**Problem requirements**
Copy nothing but the stretch that opens with the line containing "Rebuild this chart" and closes with the line containing "141.7, bottom: 505.5". Keep pictures out.

**Material for this task**
------------------------------------------------------------

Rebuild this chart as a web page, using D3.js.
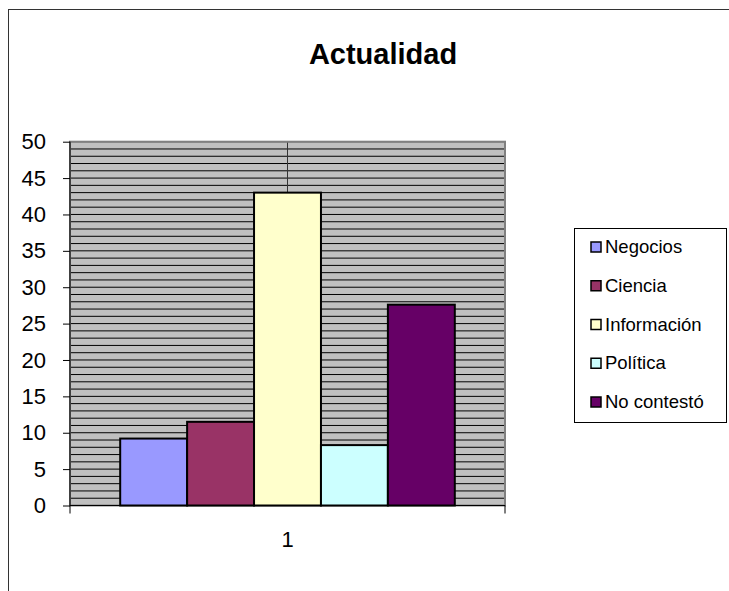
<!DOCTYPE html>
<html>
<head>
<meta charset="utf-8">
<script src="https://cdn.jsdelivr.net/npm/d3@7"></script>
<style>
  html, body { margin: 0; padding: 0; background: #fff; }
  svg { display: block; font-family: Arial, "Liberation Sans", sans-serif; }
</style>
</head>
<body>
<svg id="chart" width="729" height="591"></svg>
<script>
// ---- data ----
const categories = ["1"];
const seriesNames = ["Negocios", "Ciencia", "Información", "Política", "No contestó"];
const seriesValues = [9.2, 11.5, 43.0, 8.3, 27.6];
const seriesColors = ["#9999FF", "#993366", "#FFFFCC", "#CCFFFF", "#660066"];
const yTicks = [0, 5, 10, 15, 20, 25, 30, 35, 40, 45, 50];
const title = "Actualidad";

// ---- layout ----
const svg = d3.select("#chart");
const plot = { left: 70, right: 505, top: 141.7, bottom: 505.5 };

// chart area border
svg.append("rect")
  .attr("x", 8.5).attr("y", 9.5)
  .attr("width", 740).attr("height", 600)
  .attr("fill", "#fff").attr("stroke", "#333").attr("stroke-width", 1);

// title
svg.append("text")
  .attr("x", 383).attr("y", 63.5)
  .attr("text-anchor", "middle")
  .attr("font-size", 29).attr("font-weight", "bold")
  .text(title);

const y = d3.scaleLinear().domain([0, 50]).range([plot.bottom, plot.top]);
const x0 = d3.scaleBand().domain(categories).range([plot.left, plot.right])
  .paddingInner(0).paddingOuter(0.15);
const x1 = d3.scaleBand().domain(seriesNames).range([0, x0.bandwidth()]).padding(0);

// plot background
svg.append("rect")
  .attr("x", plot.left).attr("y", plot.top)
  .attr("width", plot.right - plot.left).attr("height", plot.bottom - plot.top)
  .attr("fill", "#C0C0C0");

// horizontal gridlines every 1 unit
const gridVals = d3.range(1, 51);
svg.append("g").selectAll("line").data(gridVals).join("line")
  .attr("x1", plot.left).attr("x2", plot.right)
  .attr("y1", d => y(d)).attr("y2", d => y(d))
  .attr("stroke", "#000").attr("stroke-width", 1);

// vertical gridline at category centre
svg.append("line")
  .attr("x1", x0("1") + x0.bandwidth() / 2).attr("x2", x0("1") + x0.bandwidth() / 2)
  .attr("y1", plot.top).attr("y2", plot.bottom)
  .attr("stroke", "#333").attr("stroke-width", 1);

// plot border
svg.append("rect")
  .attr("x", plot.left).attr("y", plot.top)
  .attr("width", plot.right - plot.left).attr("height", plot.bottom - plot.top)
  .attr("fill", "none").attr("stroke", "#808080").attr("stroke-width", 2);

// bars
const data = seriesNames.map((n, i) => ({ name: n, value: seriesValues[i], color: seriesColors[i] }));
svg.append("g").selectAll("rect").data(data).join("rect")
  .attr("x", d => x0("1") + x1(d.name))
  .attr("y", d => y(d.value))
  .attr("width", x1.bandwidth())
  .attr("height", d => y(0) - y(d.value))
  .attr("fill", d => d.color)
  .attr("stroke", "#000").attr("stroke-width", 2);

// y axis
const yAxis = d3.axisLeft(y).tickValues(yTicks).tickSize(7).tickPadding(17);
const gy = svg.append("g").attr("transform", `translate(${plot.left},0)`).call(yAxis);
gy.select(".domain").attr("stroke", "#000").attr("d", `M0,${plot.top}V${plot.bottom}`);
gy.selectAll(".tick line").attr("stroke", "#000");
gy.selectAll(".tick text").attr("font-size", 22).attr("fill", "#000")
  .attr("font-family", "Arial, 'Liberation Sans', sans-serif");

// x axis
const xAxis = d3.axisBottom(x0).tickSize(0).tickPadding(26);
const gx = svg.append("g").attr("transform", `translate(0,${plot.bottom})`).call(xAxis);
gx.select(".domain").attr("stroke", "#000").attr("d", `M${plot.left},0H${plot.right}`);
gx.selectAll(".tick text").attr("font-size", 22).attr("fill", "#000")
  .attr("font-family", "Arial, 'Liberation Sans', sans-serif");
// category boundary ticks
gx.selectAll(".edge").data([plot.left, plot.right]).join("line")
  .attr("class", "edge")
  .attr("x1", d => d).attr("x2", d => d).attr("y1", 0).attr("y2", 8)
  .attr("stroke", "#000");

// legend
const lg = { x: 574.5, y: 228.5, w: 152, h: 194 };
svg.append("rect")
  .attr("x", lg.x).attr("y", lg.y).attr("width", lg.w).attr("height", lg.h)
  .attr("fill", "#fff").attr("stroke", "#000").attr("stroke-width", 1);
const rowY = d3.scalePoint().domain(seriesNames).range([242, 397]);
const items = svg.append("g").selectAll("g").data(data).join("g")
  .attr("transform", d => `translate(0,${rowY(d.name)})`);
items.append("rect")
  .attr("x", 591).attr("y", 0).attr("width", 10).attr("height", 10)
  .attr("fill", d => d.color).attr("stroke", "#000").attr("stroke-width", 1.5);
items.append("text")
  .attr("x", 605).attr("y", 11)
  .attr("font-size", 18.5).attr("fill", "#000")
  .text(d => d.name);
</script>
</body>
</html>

------------------------------------------------------------

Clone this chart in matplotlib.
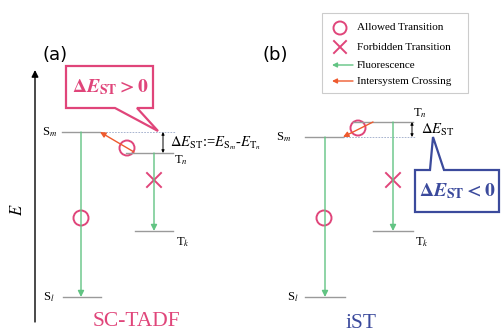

------------------------------------------------------------

**Expected answer**
Rebuild this chart as a web page, using D3.js.
<!DOCTYPE html>
<html>
<head>
<meta charset="utf-8">
<script src="https://cdn.jsdelivr.net/npm/d3@7"></script>
<style>
  html, body { margin: 0; padding: 0; background: #fff; }
  svg { display: block; font-family: Arial, "Liberation Sans", sans-serif; }
</style>
</head>
<body>
<svg id="chart" width="729" height="591"></svg>
<script>
// ---- data ----
const categories = ["1"];
const seriesNames = ["Negocios", "Ciencia", "Información", "Política", "No contestó"];
const seriesValues = [9.2, 11.5, 43.0, 8.3, 27.6];
const seriesColors = ["#9999FF", "#993366", "#FFFFCC", "#CCFFFF", "#660066"];
const yTicks = [0, 5, 10, 15, 20, 25, 30, 35, 40, 45, 50];
const title = "Actualidad";

// ---- layout ----
const svg = d3.select("#chart");
const plot = { left: 70, right: 505, top: 141.7, bottom: 505.5 };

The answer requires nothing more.